[begin Records for processing]
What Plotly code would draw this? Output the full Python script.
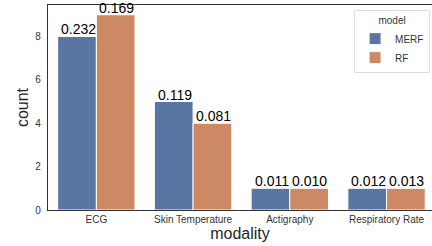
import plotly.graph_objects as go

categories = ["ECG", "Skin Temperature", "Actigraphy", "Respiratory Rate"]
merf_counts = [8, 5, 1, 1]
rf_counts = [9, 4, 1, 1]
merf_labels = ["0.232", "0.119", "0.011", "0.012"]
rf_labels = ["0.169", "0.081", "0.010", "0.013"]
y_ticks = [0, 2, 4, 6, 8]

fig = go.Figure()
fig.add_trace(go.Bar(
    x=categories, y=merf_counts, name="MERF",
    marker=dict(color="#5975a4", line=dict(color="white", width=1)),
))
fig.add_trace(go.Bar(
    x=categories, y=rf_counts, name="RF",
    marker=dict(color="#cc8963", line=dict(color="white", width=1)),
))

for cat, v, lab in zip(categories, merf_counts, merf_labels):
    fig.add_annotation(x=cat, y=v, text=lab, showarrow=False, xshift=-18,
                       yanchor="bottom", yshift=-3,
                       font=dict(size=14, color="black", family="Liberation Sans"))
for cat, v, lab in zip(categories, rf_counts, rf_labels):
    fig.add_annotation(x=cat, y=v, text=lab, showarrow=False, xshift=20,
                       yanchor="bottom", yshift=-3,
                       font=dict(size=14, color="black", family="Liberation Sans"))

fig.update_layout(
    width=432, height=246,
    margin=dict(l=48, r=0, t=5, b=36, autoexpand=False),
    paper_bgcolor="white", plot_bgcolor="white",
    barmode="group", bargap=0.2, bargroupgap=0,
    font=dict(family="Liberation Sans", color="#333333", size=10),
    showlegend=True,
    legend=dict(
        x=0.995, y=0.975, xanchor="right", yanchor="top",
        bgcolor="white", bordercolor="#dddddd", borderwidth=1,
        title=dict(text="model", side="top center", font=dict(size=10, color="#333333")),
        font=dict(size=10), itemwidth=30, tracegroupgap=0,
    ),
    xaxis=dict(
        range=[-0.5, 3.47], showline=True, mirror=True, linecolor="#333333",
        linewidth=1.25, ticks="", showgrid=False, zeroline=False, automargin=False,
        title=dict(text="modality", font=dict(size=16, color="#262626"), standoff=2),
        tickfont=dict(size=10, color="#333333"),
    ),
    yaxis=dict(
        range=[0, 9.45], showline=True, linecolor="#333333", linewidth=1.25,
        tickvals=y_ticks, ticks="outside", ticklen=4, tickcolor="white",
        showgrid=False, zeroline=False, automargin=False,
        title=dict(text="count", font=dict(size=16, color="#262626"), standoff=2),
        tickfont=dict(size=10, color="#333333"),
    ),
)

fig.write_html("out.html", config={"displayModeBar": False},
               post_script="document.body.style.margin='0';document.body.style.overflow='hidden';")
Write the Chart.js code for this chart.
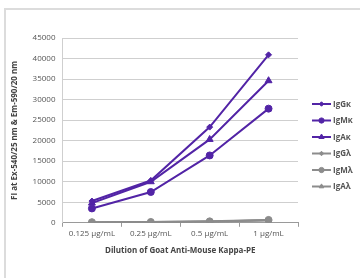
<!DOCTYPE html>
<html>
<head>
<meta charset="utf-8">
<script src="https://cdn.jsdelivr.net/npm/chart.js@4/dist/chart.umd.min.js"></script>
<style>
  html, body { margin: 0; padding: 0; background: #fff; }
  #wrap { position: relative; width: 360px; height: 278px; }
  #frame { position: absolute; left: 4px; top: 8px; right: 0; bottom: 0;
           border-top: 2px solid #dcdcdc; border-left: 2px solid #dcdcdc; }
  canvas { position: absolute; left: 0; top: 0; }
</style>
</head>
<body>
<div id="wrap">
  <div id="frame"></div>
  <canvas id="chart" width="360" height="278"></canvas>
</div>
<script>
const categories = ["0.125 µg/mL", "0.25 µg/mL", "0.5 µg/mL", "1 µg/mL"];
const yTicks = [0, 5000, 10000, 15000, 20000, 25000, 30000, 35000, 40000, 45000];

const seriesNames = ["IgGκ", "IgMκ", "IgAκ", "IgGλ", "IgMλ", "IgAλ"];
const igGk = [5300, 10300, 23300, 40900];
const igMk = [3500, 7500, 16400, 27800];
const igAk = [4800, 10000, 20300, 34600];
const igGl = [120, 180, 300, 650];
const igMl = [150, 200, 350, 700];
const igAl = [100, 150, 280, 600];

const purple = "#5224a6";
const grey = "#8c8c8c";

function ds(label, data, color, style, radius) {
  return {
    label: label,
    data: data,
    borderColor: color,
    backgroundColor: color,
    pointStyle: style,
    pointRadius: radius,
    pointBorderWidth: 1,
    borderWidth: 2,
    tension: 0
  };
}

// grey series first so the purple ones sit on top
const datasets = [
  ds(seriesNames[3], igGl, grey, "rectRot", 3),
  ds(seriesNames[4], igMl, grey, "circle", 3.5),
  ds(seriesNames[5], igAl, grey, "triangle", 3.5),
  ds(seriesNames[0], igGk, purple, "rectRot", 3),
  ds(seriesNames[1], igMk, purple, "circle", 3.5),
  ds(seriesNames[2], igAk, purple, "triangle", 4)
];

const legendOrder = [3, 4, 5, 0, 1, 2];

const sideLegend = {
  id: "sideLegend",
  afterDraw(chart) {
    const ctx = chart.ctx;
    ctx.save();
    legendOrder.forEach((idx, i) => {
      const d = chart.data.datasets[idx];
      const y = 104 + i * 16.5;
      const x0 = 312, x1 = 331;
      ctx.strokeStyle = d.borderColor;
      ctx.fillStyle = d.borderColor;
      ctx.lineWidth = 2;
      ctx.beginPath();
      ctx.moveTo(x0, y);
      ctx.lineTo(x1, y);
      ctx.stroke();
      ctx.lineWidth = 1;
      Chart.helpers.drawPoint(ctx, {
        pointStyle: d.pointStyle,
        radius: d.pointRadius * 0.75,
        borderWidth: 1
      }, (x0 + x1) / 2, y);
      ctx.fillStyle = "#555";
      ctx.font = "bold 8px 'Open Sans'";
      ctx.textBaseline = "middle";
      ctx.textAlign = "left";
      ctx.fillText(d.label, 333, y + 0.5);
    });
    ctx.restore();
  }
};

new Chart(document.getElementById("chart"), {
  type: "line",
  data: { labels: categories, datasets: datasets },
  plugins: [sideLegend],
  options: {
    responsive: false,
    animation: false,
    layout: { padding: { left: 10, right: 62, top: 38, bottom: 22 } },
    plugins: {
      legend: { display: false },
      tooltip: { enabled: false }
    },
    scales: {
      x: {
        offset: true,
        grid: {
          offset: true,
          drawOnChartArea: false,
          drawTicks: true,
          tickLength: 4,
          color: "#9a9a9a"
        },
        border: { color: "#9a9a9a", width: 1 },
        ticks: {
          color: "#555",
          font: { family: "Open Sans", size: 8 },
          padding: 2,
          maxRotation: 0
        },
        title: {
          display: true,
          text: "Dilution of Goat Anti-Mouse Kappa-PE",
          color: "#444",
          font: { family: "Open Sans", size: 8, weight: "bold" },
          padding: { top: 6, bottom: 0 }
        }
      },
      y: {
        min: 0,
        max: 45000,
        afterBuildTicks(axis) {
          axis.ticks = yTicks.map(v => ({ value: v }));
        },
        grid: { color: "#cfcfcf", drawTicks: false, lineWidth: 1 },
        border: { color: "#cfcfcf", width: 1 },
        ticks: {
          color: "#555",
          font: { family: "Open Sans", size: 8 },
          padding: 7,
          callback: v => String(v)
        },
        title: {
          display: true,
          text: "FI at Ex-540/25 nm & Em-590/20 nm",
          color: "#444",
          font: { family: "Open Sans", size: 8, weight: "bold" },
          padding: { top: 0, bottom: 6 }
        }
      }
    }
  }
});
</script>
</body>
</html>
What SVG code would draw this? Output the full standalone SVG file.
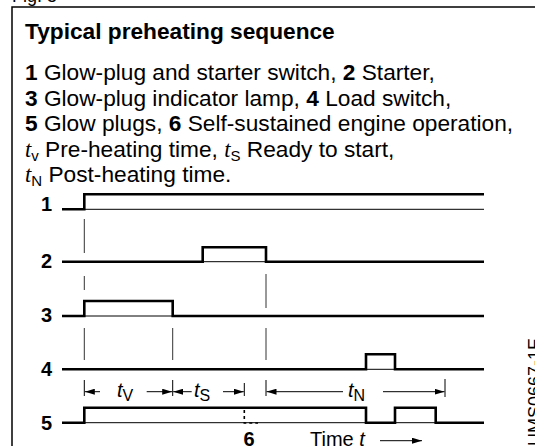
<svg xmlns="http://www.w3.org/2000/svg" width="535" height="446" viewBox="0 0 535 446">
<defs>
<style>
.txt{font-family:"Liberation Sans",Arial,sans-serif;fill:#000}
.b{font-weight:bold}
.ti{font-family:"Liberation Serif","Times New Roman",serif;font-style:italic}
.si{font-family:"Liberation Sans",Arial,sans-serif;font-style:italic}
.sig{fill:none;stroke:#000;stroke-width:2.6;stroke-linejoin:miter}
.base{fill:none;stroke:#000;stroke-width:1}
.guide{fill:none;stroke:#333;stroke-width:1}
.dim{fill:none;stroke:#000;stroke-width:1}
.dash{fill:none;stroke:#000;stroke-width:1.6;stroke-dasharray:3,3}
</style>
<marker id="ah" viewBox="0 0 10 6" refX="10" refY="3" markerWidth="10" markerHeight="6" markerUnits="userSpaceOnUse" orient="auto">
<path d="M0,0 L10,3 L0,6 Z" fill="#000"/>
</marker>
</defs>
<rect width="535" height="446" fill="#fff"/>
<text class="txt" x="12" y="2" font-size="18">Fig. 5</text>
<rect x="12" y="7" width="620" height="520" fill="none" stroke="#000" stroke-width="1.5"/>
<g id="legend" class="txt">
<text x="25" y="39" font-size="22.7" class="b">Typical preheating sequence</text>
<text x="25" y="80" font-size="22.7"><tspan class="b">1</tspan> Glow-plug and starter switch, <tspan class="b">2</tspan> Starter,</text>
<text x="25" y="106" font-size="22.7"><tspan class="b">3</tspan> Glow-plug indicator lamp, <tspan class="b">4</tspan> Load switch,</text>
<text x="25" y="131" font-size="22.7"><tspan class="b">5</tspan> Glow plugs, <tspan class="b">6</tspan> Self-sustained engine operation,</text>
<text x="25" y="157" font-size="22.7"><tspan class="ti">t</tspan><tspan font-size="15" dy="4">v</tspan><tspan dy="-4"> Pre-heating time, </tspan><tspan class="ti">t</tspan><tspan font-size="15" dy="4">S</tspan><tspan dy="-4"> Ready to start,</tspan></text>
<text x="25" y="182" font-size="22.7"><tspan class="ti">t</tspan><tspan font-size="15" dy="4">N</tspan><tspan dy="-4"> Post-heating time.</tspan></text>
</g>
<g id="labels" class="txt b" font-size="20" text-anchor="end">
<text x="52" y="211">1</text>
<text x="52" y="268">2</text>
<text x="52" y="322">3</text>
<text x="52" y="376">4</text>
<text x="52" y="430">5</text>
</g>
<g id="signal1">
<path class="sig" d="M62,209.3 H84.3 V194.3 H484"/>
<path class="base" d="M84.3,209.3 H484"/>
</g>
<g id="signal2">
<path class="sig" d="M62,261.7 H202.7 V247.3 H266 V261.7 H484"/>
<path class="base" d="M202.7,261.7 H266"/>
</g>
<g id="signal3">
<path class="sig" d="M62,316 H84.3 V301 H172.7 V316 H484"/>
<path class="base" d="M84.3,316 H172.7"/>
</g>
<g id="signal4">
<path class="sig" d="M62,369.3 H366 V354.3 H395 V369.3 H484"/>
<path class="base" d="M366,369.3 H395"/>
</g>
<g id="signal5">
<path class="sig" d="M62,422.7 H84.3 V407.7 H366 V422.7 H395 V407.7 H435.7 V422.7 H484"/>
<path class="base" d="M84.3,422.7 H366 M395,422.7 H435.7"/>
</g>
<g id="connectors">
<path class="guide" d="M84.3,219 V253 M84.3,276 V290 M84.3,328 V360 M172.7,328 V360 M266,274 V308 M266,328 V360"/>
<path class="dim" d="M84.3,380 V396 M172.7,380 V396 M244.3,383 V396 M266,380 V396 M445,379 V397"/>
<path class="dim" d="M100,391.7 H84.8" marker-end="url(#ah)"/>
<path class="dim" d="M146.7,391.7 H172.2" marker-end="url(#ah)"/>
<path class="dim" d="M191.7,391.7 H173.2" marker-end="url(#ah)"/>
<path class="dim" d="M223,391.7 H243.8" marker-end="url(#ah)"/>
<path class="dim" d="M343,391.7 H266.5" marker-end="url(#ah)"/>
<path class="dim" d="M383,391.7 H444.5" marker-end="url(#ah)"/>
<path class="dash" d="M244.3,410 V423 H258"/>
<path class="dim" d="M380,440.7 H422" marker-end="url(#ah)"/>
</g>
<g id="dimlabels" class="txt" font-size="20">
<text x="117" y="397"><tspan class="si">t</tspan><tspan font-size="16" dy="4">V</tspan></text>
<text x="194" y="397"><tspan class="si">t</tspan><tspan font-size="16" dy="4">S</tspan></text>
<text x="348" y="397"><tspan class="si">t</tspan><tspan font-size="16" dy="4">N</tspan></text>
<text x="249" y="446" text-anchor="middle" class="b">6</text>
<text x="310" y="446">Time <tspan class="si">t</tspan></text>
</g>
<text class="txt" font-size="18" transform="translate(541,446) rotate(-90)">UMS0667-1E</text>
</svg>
[end Records for processing]
Pick out the lines that contain "would" and copy them.

What Plotly code would draw this? Output the full Python script.
What SVG code would draw this? Output the full standalone SVG file.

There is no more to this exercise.